Continuing with the direct marketing example, using the fitted model we can compare the observed outcomes from the historical marketing campaign, i.e., who responded and who did not, with the predicted probabilities of responding for each customer contacted in that campaign. (Note that, in practice, we would fit the model to a subset of our data and use this model to predict the probability of responding for each customer in a “hold-out” sample to get a more accurate assessment of how the model would perform for new customers.)
We first sort the customers by their predicted probabilities, in decreasing order from highest (closest to one) to lowest (closest to zero). Splitting the customers into equally sized segments, we create groups containing the same numbers of customers, for example, 10 decile groups each containing 10% of the customer base. So, those customers who we predict are most likely to respond are in decile group 1, the next most likely in decile group 2, and so on. Examining each of the decile groups, we can produce a decile summary, as shown in Table 1, summarising the numbers and proportions of customers and responders in each decile.
The historical data may show that overall, and therefore when mailing the customer base at random, approximately 5% of customers respond (506 out of 10,000 customers). So, if you mail 1,000 customers you expect to see around 50 responders. But, if we look at the response rates achieved in each of the decile groups in Table 1, we see that the top groups have a higher response rate than this, they are our best prospects.
|Decile Group||Predicted Probability Range||Number of Custom-ers||Cumulative No. of Customers||Cumulative % of Customers||Respond-ers||Response Rate||Cumulative No. of Respond-ers||Cumulative % of Respond-ers||Lift|
For example, we find that in decile group 1 the response rate was 14.3% (there were 143 responders out of the 1,000 customers), compared with the overall response rate of 5.1%. We can also visualise the results from the decile summary in a waterfall plot, as shown in Figure 1. This illustrates that all of the customers in decile groups 1, 2 and 3 have a higher response rate using the predictive model.
From the decile summary, we can also calculate the cumulative gains provided by the model. We compare the cumulative percentage of customers who are responders with the cumulative percentage of customers contacted in the marketing campaign across the groups. This describes the ‘gain’ in targeting a given percentage of the total number of customers using the highest modelled probabilities of responding, rather than targeting them at random.
For example, the top 10% of customers with the highest predicted probabilities (decile 1), contain approximately 28.3% of the responders (143/506). So, rather than capturing 10% of the responders, we have found 28.3% of the responders having mailed only 10% of the customer base. Including a further 10% of customers (deciles 1 and 2), we find that the top 20% of customers contain approximately 51.6% of the responders. These figures can be displayed in a cumulative gains chart, as shown in Figure 2.
The dashed line in Figure 2 corresponds with “no gain”, i.e., what we would expect to achieve by contacting customers at random. The closer the cumulative gains line is to the top-left corner of the chart, the greater the gain; the higher the proportion of the responders that are reached for the lower proportion of customers contacted.
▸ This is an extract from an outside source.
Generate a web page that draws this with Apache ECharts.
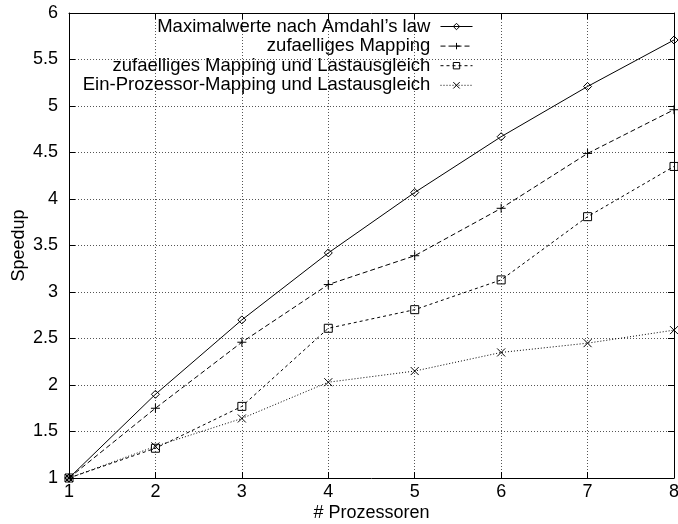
<!DOCTYPE html>
<html>
<head>
<meta charset="utf-8">
<script src="https://cdn.jsdelivr.net/npm/echarts@6/dist/echarts.min.js"></script>
<style>
  html, body { margin: 0; padding: 0; background: #fff; }
  #chart { width: 678px; height: 524px; }
</style>
</head>
<body>
<div id="chart"></div>
<script>
// Speedup measurements over the number of processors
const processors = [1, 2, 3, 4, 5, 6, 7, 8];
const amdahlMax = [1, 1.90, 2.70, 3.42, 4.07, 4.67, 5.21, 5.71];
const randomMapping = [1, 1.75, 2.46, 3.08, 3.39, 3.90, 4.49, 4.96];
const randomMappingBalanced = [1, 1.32, 1.77, 2.61, 2.81, 3.13, 3.81, 4.35];
const singleProcBalanced = [1, 1.34, 1.64, 2.03, 2.15, 2.35, 2.45, 2.59];

const seriesNames = [
  'Maximalwerte nach Amdahl\u2019s law',
  'zufaelliges Mapping',
  'zufaelliges Mapping und Lastausgleich',
  'Ein-Prozessor-Mapping und Lastausgleich'
];
const seriesValues = [amdahlMax, randomMapping, randomMappingBalanced, singleProcBalanced];

// Point markers and dash patterns, one per series
const markers = [
  'path://M4,0L8,4L4,8L0,4Z',
  'path://M0,4L8,4M4,0L4,8',
  'path://M0,0L8,0L8,8L0,8Z',
  'path://M0,0L8,8M8,0L0,8'
];
const markerSizes = [8, 9, 8, 8];
const dashes = ['solid', [5, 3], [3, 3], [1, 2]];

const FONT = '"Liberation Sans", Arial, Helvetica, sans-serif';
const INK = '#000';

const textStyle = { color: INK, fontFamily: FONT, fontSize: 18 };

function toPairs(values) {
  return processors.map((p, i) => [p, values[i]]);
}

const series = seriesNames.map((name, i) => ({
  type: 'line',
  name: name,
  data: toPairs(seriesValues[i]),
  symbol: markers[i],
  symbolSize: markerSizes[i],
  symbolKeepAspect: true,
  showAllSymbol: true,
  lineStyle: { color: INK, width: 1, type: dashes[i] },
  itemStyle: { color: 'rgba(0,0,0,0)', borderColor: INK, borderWidth: 1 },
  emphasis: { disabled: true },
  z: 3 + i
}));

const legendData = seriesNames.map((name, i) => ({
  name: name,
  itemStyle: { color: 'rgba(0,0,0,0)', borderColor: INK, borderWidth: 1 },
  lineStyle: { color: INK, width: 1, type: dashes[i] }
}));

const tickStyle = { show: true, inside: true, length: 6, lineStyle: { color: INK, width: 1 } };
const borderLine = { show: true, lineStyle: { color: INK, width: 1 } };
const gridLine = { show: true, lineStyle: { color: '#555', width: 1, type: [1, 2] } };

const option = {
  animation: false,
  backgroundColor: '#fff',
  textStyle: { fontFamily: FONT },
  grid: { left: 69, right: 4, top: 13, bottom: 46, containLabel: false, outerBoundsMode: 'none' },
  legend: {
    orient: 'vertical',
    align: 'right',
    right: 205,
    top: 17,
    padding: 0,
    itemWidth: 32,
    itemHeight: 8,
    itemGap: 0.6,
    selectedMode: false,
    formatter: name => name + ' ',
    textStyle: Object.assign({}, textStyle, { fontSize: 18.5, lineHeight: 18 }),
    data: legendData
  },
  xAxis: [
    {
      type: 'value', position: 'bottom', min: 1, max: 8, interval: 1,
      axisLine: borderLine, axisTick: tickStyle,
      axisLabel: Object.assign({ margin: 5 }, textStyle),
      splitLine: gridLine,
      name: '# Prozessoren', nameLocation: 'middle', nameGap: 26,
      nameMoveOverlap: false,
      nameTextStyle: textStyle
    },
    {
      type: 'value', position: 'top', min: 1, max: 8, interval: 1,
      axisLine: borderLine, axisTick: tickStyle,
      axisLabel: { show: false }, splitLine: { show: false }
    }
  ],
  yAxis: [
    {
      type: 'value', position: 'left', min: 1, max: 6, interval: 0.5,
      axisLine: borderLine, axisTick: tickStyle,
      axisLabel: Object.assign({ margin: 11 }, textStyle),
      splitLine: gridLine,
      name: 'Speedup', nameLocation: 'middle', nameGap: 41,
      nameMoveOverlap: false,
      nameTextStyle: textStyle
    },
    {
      type: 'value', position: 'right', min: 1, max: 6, interval: 0.5,
      axisLine: borderLine, axisTick: tickStyle,
      axisLabel: { show: false }, splitLine: { show: false }
    }
  ],
  series: series
};

const chart = echarts.init(document.getElementById('chart'), null, { renderer: 'canvas' });
chart.setOption(option);
</script>
</body>
</html>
Depending on the costs associated with sending each piece of direct mail and the expected revenue from each responder, the cumulative gains chart can be used to decide upon the optimum number of customers to contact. There will likely be a tipping point at which we have reached a sufficiently high proportion of responders, and where the costs of contacting a greater proportion of customers are too great given the diminishing returns. This will generally correspond with a flattening-off of the cumulative gains curve, where further contacts (corresponding with additional deciles) are not expected to provide many additional responders. In practice, rather than grouping customers into deciles, a larger number of groups could be examined, allowing greater flexibility in the proportion of customers we might consider contacting.
We can also look at the lift achieved by targeting increasing percentages of the customer base, ordered by decreasing probability. The lift is simply the ratio of the percentage of responders reached to the percentage of customers contacted.
So, a lift of 1 is equivalent to no gain compared with contacting customers at random. Whereas a lift of 2, for example, corresponds with there being twice the number of responders reached compared with the number you’d expect by contacting the same number of customers at random. So, we may have only contacted 40% of the customers, but we may have reached 80% of the responders in the customer base. Therefore, we have doubled the number of responders reached by targeting this group compared with mailing a random sample of customers.
These figures can be displayed in a lift curve, as shown in Figure 3. Ideally, we want the lift curve to extend as high as possible into the top-left corner of the figure, indicating that we have a large lift associated with contacting a small proportion of customers.
In a previous blog post we discussed how ROC curves can be used in assessing how good a model is at classifying (i.e., predicting an outcome). As well as understanding the predictive accuracy of a model used for classification, it can also be helpful to understand what benefit is offered by the model compared with trying to identify an outcome without it.
Cumulative gains and lift curves are a simple and useful approach to understand what returns you are likely to get from running a marketing campaign and how many customers you should contact, based on targeting the most promising customers using a predictive model. These approaches could similarly be applied in the context of predicting which individuals will default on a personal loan in order to decide who could be offered a credit card, for example. In this case, the aim is to minimise the number of people likely to default on the loan, whilst maximising the number of credit cards offered to those who will not default. The predictive model in each case could be any appropriate statistical approach for generating a probability for a binary outcome, be that a logistic regression model, a random forest, or a neural network, for example.